Building Work Rectification Orders under the RAB Act – and why an external administrator is exposed
Under section 33 of the RAB Act, the Building Commissioner may give an order to a developer in relation to building work (a "building work rectification order" or BWRO) if the Building Commissioner has a reasonable belief that—
- the building work was or is being carried out in a way that could result in a serious defect in a residential apartment building, or
- a residential apartment building has a serious defect.
A BWRO may require the developer to take specified action to eliminate, minimise or remediate the serious defect, including to ensure specified building work is carried out or not carried out.
If a developer doesn't comply with a BWRO, the Building Commissioner can do anything necessary or convenient to give effect to the terms of order (including carrying out the required work) and to claim (or, if required, recover in court as a debt due) the associated costs from the developer.
Non-compliance is also a criminal offence attracting significant penalties of:
- in the case of a corporation – up to $330,000 and, in addition, up to $33,000 each day the offence continues; and
- in any other case – up to $110,000 and, in addition, up to $11,000 each day the offence continues.
Importantly for external administrators, if the developer contravenes the BWRO, each person who is a director of the company or who is concerned in the management of the company will be taken to have contravened the BWRO if the person knowingly authorised or permitted the contravention.
For voluntary administrators, the exposure is relatively high, as they are managing the company, though this may be mitigated if the contravention occurs without the requisite state of knowledge, or receivers and managers are concurrently appointed over the whole of the company's assets.
For mortgagees and their agents, the exposure is somewhat lower, where they are merely exercising rights to take possession and sell an asset.
There is another possible source of exposure: it's unclear if an external administrator may themselves fall within the definition of "developer" under the RAB Act. That term includes:
"a person who contracted or arranged for, or facilitated or otherwise caused, (whether directly or indirectly) the building work to be carried out." [emphasis added]
Arguably, that definition includes external administrators who "facilitate or cause" building work to be carried out, such as where a receiver undertakes works to bring a project to completion. Such an interpretation would expose external administrators to additional liabilities and obligations under the RAB Act.
Other provisions within the RAB Act, however, weigh against such an expansive interpretation. For example, there is an express provision of liability for directors and other persons involved in the management of the company for contraventions of BWROs under section 58. That may suggest that, without a similar express provision in the definition of "developer", that term is not to be read as extending to those persons.
The Courts have not yet considered this point, but we think the better view is that "developer" should not be interpreted as extending to directors and external administrators acting solely in their capacity as agents for the developer company.

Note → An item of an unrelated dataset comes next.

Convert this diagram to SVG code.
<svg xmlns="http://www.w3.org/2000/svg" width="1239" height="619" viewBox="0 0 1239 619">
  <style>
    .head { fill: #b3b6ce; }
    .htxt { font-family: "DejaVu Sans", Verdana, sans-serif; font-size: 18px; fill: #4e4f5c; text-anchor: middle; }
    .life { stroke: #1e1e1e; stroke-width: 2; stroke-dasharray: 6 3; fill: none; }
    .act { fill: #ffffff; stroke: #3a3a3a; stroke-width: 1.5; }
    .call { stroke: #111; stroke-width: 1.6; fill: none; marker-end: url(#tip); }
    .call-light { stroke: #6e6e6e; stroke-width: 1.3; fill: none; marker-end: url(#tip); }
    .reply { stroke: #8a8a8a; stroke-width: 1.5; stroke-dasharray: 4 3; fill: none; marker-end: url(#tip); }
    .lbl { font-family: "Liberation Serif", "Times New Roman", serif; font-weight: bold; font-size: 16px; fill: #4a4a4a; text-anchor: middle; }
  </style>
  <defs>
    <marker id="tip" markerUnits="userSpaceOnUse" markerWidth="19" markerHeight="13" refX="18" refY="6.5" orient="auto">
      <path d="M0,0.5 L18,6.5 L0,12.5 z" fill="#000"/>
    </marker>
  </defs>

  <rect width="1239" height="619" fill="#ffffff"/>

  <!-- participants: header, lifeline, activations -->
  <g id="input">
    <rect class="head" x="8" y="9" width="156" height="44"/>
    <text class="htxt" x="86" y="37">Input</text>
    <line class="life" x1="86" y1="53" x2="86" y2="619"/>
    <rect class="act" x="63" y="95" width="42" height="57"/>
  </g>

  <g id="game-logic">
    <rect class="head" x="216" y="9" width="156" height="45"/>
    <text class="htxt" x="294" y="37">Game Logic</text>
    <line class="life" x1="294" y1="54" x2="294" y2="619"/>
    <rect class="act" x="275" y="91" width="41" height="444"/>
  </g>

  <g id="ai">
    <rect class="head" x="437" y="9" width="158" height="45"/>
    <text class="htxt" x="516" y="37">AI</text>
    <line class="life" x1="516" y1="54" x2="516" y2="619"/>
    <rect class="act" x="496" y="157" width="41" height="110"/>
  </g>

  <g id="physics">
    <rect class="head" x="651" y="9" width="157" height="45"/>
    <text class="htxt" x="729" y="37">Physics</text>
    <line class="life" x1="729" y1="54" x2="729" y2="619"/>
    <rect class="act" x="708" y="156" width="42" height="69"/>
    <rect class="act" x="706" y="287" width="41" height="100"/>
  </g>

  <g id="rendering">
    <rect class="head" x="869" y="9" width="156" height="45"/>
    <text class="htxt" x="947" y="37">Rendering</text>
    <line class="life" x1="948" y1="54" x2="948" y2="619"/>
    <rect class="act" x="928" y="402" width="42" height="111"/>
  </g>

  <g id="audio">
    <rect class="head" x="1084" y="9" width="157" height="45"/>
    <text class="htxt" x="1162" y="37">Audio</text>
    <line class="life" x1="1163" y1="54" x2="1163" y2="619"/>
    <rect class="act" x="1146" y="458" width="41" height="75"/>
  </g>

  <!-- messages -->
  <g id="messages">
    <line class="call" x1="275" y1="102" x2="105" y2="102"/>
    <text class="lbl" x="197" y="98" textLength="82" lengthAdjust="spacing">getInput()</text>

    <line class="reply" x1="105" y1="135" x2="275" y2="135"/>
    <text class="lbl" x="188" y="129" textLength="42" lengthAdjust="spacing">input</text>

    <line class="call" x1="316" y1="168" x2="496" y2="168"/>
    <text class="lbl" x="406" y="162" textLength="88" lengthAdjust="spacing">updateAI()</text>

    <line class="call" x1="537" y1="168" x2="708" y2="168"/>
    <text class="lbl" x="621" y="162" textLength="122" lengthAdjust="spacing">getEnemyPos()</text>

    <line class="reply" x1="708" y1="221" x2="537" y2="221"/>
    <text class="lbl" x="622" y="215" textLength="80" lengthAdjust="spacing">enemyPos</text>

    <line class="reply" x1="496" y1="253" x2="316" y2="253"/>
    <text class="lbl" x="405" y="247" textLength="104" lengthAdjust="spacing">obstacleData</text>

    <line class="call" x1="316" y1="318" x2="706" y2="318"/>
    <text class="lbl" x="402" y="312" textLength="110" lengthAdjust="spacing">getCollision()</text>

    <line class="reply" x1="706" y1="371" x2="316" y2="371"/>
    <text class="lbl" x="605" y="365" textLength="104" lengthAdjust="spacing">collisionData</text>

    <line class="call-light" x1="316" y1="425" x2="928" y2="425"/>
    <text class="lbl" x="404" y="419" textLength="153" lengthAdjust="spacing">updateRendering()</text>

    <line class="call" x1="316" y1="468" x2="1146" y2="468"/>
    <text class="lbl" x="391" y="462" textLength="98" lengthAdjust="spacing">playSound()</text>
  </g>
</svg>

Nonetheless, it is an issue to keep an eye on until we have clarification from the Courts.
The statutory duty of care to avoid economic loss under the Design and Building Practitioners Act
Under section 37(1) of the DBP Act, "A person who carries out construction work has a duty to exercise reasonable care to avoid economic loss caused by defects".

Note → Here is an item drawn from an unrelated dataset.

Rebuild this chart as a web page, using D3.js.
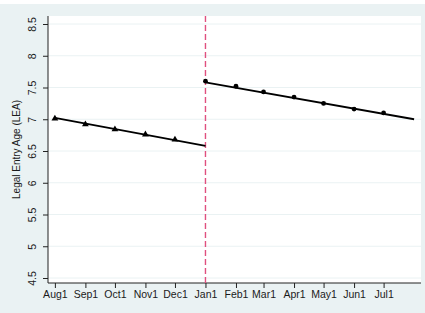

"Construction work" means any of the following:
- building work;
- the preparation of regulated designs and other designs for building work;
- manufacture or supply of a building product used for building work; and
- supervising, coordinating, project managing or otherwise having substantive control over the carrying out of any work referred to above.
The final limb has been given a broad enough meaning by the NSW Supreme Court to capture an external administrator appointed to a developer, although the Court has not specifically made such a finding. The Court has found:
- the fiancé of a sole director of the builder had engaged in "construction work" by reason of holding himself out as "the builder", attending site meetings, often as the builder's sole representative, and supervising the works (Goodwin Street Developments Pty Ltd atf Jesmond Unit Trust v DSD Builders Pty Ltd (in liq) [2022] NSWSC 624; Kazzi v KR Properties Global Pty Ltd t/as AK Properties Group [2024] NSWCA 143);
- a person may have "substantive control over the carrying out of works" if they are in a position to exercise such control, irrespective of whether or not they in fact exercise such control (Owners – Strata Plan No 84674 v Pafburn Pty Ltd [2022] NSWSC 659.
Whether or not a person engaged in "construction work" is liable for breaching the statutory duty of care in section 37 will then depend on establishing the usual elements of tortious liability for negligence, including whether the breach has caused a person harm.
Key takeaways
With all this in mind, what should external administrators keep front of mind to minimise their regulatory risk?
First, where external administrators are appointed over a company with incomplete residential apartment developments, they must make a commercial decision to either sell the incomplete development to a third party (and thereby miss out on future sales profits for the completed project), or complete the works and sell to market and thereby maximize the return either to the secured party appointor (in the case of a receiver), or to the insolvent company's creditors (in the case of a voluntary administrator).
If the appointees take the latter course – which is increasingly common where projects are close to completion and the remaining steps are few – subject to the specific circumstances of the project, there is a risk they may find themselves personally exposed to penalties under the RAB Act and DBP Act for any non-compliance with a BWRO, provided they are concerned in the management of the company, and knowingly authorised or permitted the non-compliance with the BWRO. In the case of receivers, this is likely to be the case only where they are acting as controllers and managers.
Secondly, where an external administrator manages or acts in a supervisory capacity with respect to rectification works pursuant to a BWRO, they are likely to owe a statutory duty of care to avoid economic loss caused by defects in building works.
The applicability of the statutory duty of care turns on the degree and nature of the external administrators' appointment, their level of involvement in the performance of the works, and specifically whether that involvement amounts to supervision of, or control (actual control or an ability to exercise control) over, the works.